Later that night he will pay his respects to the other trolls. Later he can rest his head on John’s shoulder and cry. Not now. John had explained the tradition to him, though it took the both of them quite a bit of fumbling and rephrasing to find terms that made sense. Karkat thinks he gets it now, though. There’s so much bad shit going on all the time, and sometimes they need to remind themselves that not everything in their lives is a completely terrible waste of energy right down to the molecular level.

“I’m thankful for Rose who tells me when I am being dumb, and I tell her when she is also. I’m thankful for Jade who helps me not hate Dave too much.”
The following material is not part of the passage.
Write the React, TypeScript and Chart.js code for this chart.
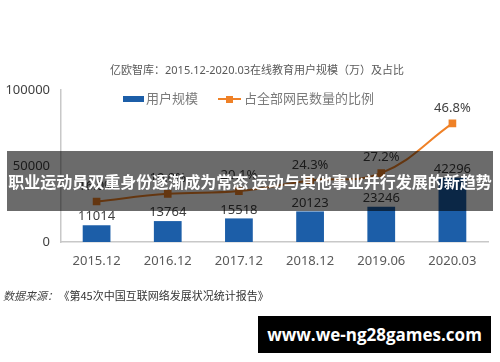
import React, { useEffect, useRef } from "react";
import { Chart, registerables } from "chart.js";

Chart.register(...registerables);

const categories = ["2015.12", "2016.12", "2017.12", "2018.12", "2019.06", "2020.03"];
const users = [11014, 13764, 15518, 20123, 23246, 42296];
const ratio = [16.0, 19.0, 20.1, 24.3, 27.2, 46.8];
const yTicks = [0, 50000, 100000];

const titleText = "亿欧智库：2015.12-2020.03在线教育用户规模（万）及占比";
const legendBar = "用户规模";
const legendLine = "占全部网民数量的比例";
const sourceLabel = "数据来源：";
const sourceText = "《第45次中国互联网络发展状况统计报告》";
const bannerText = "职业运动员双重身份逐渐成为常态 运动与其他事业并行发展的新趋势";
const watermark = "www.we-ng28games.com";

const BLUE = "#1c5ea8";
const ORANGE = "#ef8127";
const FONT = '"Noto Sans", "Noto Sans CJK SC", sans-serif';

const overlayPlugin = {
  id: "overlay",
  afterDatasetsDraw(chart: any) {
    const ctx = chart.ctx;
    ctx.save();
    // bar value labels
    const barMeta = chart.getDatasetMeta(1);
    ctx.font = `13px ${FONT}`;
    ctx.fillStyle = "#404040";
    ctx.textAlign = "center";
    ctx.textBaseline = "bottom";
    barMeta.data.forEach((el: any, i: number) => {
      ctx.fillText(String(users[i]), el.x, el.y - 2);
    });
    // line value labels
    const lineMeta = chart.getDatasetMeta(0);
    lineMeta.data.forEach((el: any, i: number) => {
      ctx.fillText(ratio[i].toFixed(1) + "%", el.x, el.y - 9);
    });
    // title
    ctx.font = `11px ${FONT}`;
    ctx.fillStyle = "#595959";
    ctx.textBaseline = "middle";
    ctx.fillText(titleText, 257, 71);
    // legend
    ctx.fillStyle = BLUE;
    ctx.fillRect(123, 96, 21, 6);
    ctx.font = `13px ${FONT}`;
    ctx.fillStyle = "#7a7a7a";
    ctx.textAlign = "left";
    ctx.fillText(legendBar, 146, 99);
    ctx.strokeStyle = ORANGE;
    ctx.lineWidth = 2;
    ctx.beginPath();
    ctx.moveTo(218, 99);
    ctx.lineTo(241, 99);
    ctx.stroke();
    ctx.fillStyle = ORANGE;
    ctx.fillRect(226, 96, 7, 7);
    ctx.fillStyle = "#7a7a7a";
    ctx.fillText(legendLine, 244, 99);
    ctx.restore();
  },
};

function App() {
  const ref = useRef<HTMLCanvasElement>(null);
  useEffect(() => {
    const chart = new Chart(ref.current!, {
      type: "bar",
      data: {
        labels: categories,
        datasets: [
          {
            type: "line",
            label: legendLine,
            data: ratio,
            yAxisID: "y1",
            borderColor: ORANGE,
            backgroundColor: ORANGE,
            borderWidth: 2,
            tension: 0.4,
            pointStyle: "rect",
            pointRadius: 4,
            pointBackgroundColor: ORANGE,
            pointBorderColor: ORANGE,
            order: 0,
          } as any,
          {
            type: "bar",
            label: legendBar,
            data: users,
            yAxisID: "y",
            backgroundColor: BLUE,
            barPercentage: 0.39,
            categoryPercentage: 1,
            order: 1,
          },
        ],
      },
      options: {
        animation: false,
        responsive: false,
        layout: { padding: { top: 90, left: 0, right: 12, bottom: 0 } },
        plugins: { legend: { display: false }, tooltip: { enabled: false }, title: { display: false } },
        scales: {
          x: {
            grid: { display: false, drawTicks: false },
            border: { display: true, color: "#c8c8c8", width: 1.5 },
            ticks: { color: "#595959", font: { size: 13, family: FONT }, padding: 11 },
            afterFit: (s: any) => { s.height = 120; },
          },
          y: {
            min: 0,
            max: 100000,
            afterBuildTicks: (s: any) => { s.ticks = yTicks.map((v) => ({ value: v })); },
            grid: { display: false, drawTicks: false },
            border: { display: true, color: "#c8c8c8", width: 1.5 },
            ticks: {
              color: "#404040",
              font: { size: 13, family: FONT },
              padding: 11,
              callback: (v: any) => String(v),
            },
            afterFit: (s: any) => { s.width = 61; },
          },
          y1: { display: false, min: 0, max: 60, position: "right" },
        },
      },
      plugins: [overlayPlugin],
    });
    return () => chart.destroy();
  }, []);

  return (
    <div style={{ position: "fixed", left: 0, top: 0, width: 500, height: 362, background: "#fff", overflow: "hidden" }}>
      <canvas ref={ref} width={500} height={362} style={{ position: "absolute", left: 0, top: 0 }} />
      <div style={{ position: "absolute", left: 7, top: 151, width: 486, height: 60, background: "rgba(0,0,0,0.58)", display: "flex", alignItems: "center", justifyContent: "center" }}>
        <span style={{ color: "#fff", fontWeight: "bold", fontSize: 16, fontFamily: '"Noto Sans CJK SC", sans-serif', whiteSpace: "nowrap" }}>{bannerText}</span>
      </div>
      <div style={{ position: "absolute", left: 3, top: 287, fontSize: 11, color: "#333", fontFamily: '"Noto Sans CJK SC", sans-serif', whiteSpace: "nowrap" }}>
        <span style={{ fontStyle: "italic", color: "#444", marginRight: 6 }}>{sourceLabel}</span>
        <span>{sourceText}</span>
      </div>
      <div style={{ position: "absolute", left: 258, top: 316, width: 233, height: 37, background: "#000", display: "flex", alignItems: "center", justifyContent: "center" }}>
        <span style={{ color: "#fff", fontWeight: "bold", fontSize: 17, fontFamily: '"Open Sans", sans-serif', whiteSpace: "nowrap" }}>{watermark}</span>
      </div>
    </div>
  );
}

export default App;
For a while nobody else speaks. Then Dave pipes up, “Well? We’re waiting here.”

“I’m done,” Karkat grumbles.

“You forgot your shout out to the person who taught you the most important pieces of your vocabulary.”

“I’m thankful for all minutes Strider shuts his shit eating mouth and there is beautiful silence. Oh wait, the miracle never goddamn happen!”

John’s father frowns at him in disappointment, and Jade punches him in the shouler, but Dave’s brother is laughing. There’s no change in the younger Strider’s expression. “Well, um,” John giggles nervously, “I guess let’s dig in!”

When Karkat proceeds to do so, John taps him on the elbow and tries to say discreetly, “Start with just a little bit!”

Of course, Rose overhears. “Indeed, it would be a shame if you were to overtax your system and spend the rest of the night hunched over the toilet.”

Karkat shakes John’s hand off, scowls at Rose, and out of spite plops another spoonful of mashed potatoes onto his plate.

An hour later he is kneeling on the cool tile floor of the bathroom, John next to him rubbing circles on his back. He grips the rim of the toilet seat as his stomach churns with enough fury to make him wonder if he didn’t accidentally ingest a horrorterror.

On the plus side, Thanksgiving dinner tastes almost as good on the way up.